どんなに店が忙しくなっても、主人がひたすらにオーダーを取り、ドリンクを作り、料理を作り、汚れた食器やグラスを洗う。奥さんはごくまれに食器を洗ったりドリンクを作ったりすることはあったが、すぐに飽きるようでまた定位置の携帯電話いじり席に戻る。
店に客が多くなり店主の手がてんてこまいになっても奥さんは動じない。ひたすらに携帯電話をいじる。「いらっしゃいませ!」は元気良く言う。たまに客と雑談をする。店主は更に死にそうな顔になりながらフル回転でオーダーを捌く。
「おい、奥さん、手伝えよ!」と言いそうになったが、ここにはここのやり方があるかも知れないので放っておこう、と思った。
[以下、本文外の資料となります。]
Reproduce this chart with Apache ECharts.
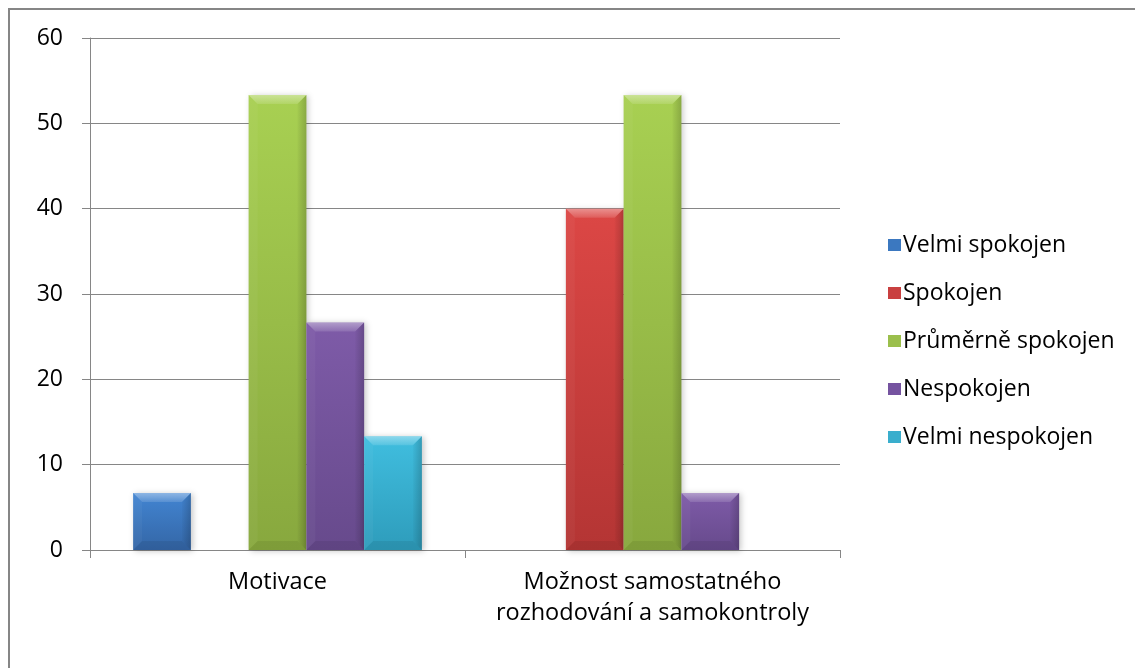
<!DOCTYPE html>
<html>
<head>
<meta charset="utf-8">
<script src="https://cdn.jsdelivr.net/npm/echarts@6/dist/echarts.min.js"></script>
<style>
  html, body { margin: 0; padding: 0; background: #fff; }
  #chart { width: 1135px; height: 668px; }
</style>
</head>
<body>
<div id="chart"></div>
<script>
// Survey answers (percent of respondents) for two workplace aspects
const categories = ['Motivace', 'Možnost samostatného\nrozhodování a samokontroly'];
const seriesNames = ['Velmi spokojen', 'Spokojen', 'Průměrně spokojen', 'Nespokojen', 'Velmi nespokojen'];
const velmiSpokojen = [6.67, 0];
const spokojen = [0, 40];
const prumerneSpokojen = [53.33, 53.33];
const nespokojen = [26.67, 6.67];
const velmiNespokojen = [13.33, 0];
const yTicks = [0, 10, 20, 30, 40, 50, 60];

const seriesValues = [velmiSpokojen, spokojen, prumerneSpokojen, nespokojen, velmiNespokojen];
// face colours: [top, bottom] of each bar's vertical shading
const palette = [
  ['#4285d2', '#3466a6'],
  ['#dc4745', '#b43534'],
  ['#a8d052', '#88a83e'],
  ['#7e5ba8', '#674a8c'],
  ['#40bedf', '#2e9cbb']
];
const legendColors = ['#3b78c0', '#c94040', '#9bbf4c', '#7553a0', '#3aaecd'];

const FONT = '"Open Sans", "Liberation Sans", sans-serif';
const GAP = 0.23;   // share of a category band left empty
const N = seriesNames.length;

function bevelBar(idx) {
  return function (params, api) {
    const cat = api.value(0);
    const val = api.value(1);
    if (!val) return null;
    const band = api.size([1, 0])[0];
    const groupW = band * (1 - GAP);
    const bw = groupW / N;
    const base = api.coord([cat, 0]);
    const top = api.coord([cat, val]);
    const x0 = base[0] - groupW / 2 + idx * bw;
    const x1 = x0 + bw;
    const y0 = top[1];
    const y1 = base[1];
    const h = y1 - y0;
    const b = Math.min(9, h / 2, bw / 2);
    const cols = palette[idx];
    return {
      type: 'group',
      children: [
        {
          type: 'rect',
          shape: { x: x0, y: y0, width: bw, height: h },
          style: {
            fill: new echarts.graphic.LinearGradient(0, 0, 0, 1, [
              { offset: 0, color: cols[0] },
              { offset: 1, color: cols[1] }
            ]),
            shadowBlur: 6,
            shadowColor: 'rgba(0,0,0,0.22)',
            shadowOffsetX: 2,
            shadowOffsetY: 1
          }
        },
        { // top bevel
          type: 'polygon',
          shape: { points: [[x0, y0], [x1, y0], [x1 - b, y0 + b], [x0 + b, y0 + b]] },
          style: {
            fill: new echarts.graphic.LinearGradient(0, 0, 0, 1, [
              { offset: 0, color: 'rgba(255,255,255,0.40)' },
              { offset: 1, color: 'rgba(255,255,255,0.12)' }
            ])
          }
        },
        { // left bevel
          type: 'polygon',
          shape: { points: [[x0, y0], [x0 + b, y0 + b], [x0 + b, y1 - b], [x0, y1]] },
          style: { fill: 'rgba(255,255,255,0.04)' }
        },
        { // right bevel
          type: 'polygon',
          shape: { points: [[x1, y0], [x1 - b, y0 + b], [x1 - b, y1 - b], [x1, y1]] },
          style: {
            fill: new echarts.graphic.LinearGradient(0, 0, 1, 0, [
              { offset: 0, color: 'rgba(0,0,0,0.02)' },
              { offset: 1, color: 'rgba(0,0,0,0.18)' }
            ])
          }
        },
        { // bottom bevel
          type: 'polygon',
          shape: { points: [[x0, y1], [x0 + b, y1 - b], [x1 - b, y1 - b], [x1, y1]] },
          style: { fill: 'rgba(0,0,0,0.07)' }
        }
      ]
    };
  };
}

const series = seriesNames.map((name, i) => ({
  name: name,
  type: 'custom',
  renderItem: bevelBar(i),
  itemStyle: { color: legendColors[i] },
  encode: { x: 0, y: 1 },
  data: seriesValues[i].map((v, j) => [j, v]),
  z: 3
}));

const chart = echarts.init(document.getElementById('chart'), null, { renderer: 'canvas' });
chart.setOption({
  animation: false,
  backgroundColor: '#ffffff',
  textStyle: { fontFamily: FONT },
  graphic: [{
    type: 'rect',
    shape: { x: 9, y: 9, width: 1140, height: 680 },
    style: { fill: 'none', stroke: '#868686', lineWidth: 2 },
    silent: true
  }],
  grid: { left: 90, right: 295, top: 38, bottom: 118, containLabel: false },
  legend: {
    orient: 'vertical',
    left: 883,
    top: 228,
    icon: 'rect',
    itemWidth: 13,
    itemHeight: 12,
    itemGap: 24,
    textStyle: { fontFamily: FONT, fontSize: 23, color: '#000', lineHeight: 24, padding: [0, 0, 0, -3] },
    data: seriesNames
  },
  xAxis: {
    type: 'category',
    data: categories,
    boundaryGap: true,
    axisLine: { lineStyle: { color: '#868686', width: 1 } },
    axisTick: { show: true, length: 8, lineStyle: { color: '#868686' } },
    axisLabel: { color: '#000', fontFamily: FONT, fontSize: 23.5, lineHeight: 31, margin: 17, interval: 0 },
    splitLine: { show: false }
  },
  yAxis: {
    type: 'value',
    min: yTicks[0],
    max: yTicks[yTicks.length - 1],
    interval: yTicks[1] - yTicks[0],
    axisLine: { show: true, lineStyle: { color: '#868686', width: 1 } },
    axisTick: { show: true, length: 8, lineStyle: { color: '#868686' } },
    axisLabel: { color: '#000', fontFamily: FONT, fontSize: 23, margin: 27 },
    splitLine: { show: true, lineStyle: { color: '#868686', width: 1 } }
  },
  series: series
});
</script>
</body>
</html>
その時にぼくが頼んだ鶏の唐揚げの皿が食べ終わって空になっていたのだが、そこに店主が揚げ立ての唐揚げを二、三個、ごろんと足した。ん? 頼んでないけど? という顔をぼくがしていると、寡黙な店主は「サービス」とぶっきらぼうに言った。
しびれるぜ。
これが自分勝手な嫁に翻弄される寡黙な男のサービスだぜ、とぼくは少し感動した。何となく悪い気がしたので、追加でギョーザを注文した。
「食いたいだけ腹一杯食えよ」という佐久間さんのことを思い出した。
店を出るときには辺りはすっかり暗くなっていた。
ぼくはさっきよりしっかりと地面を踏みしめていた。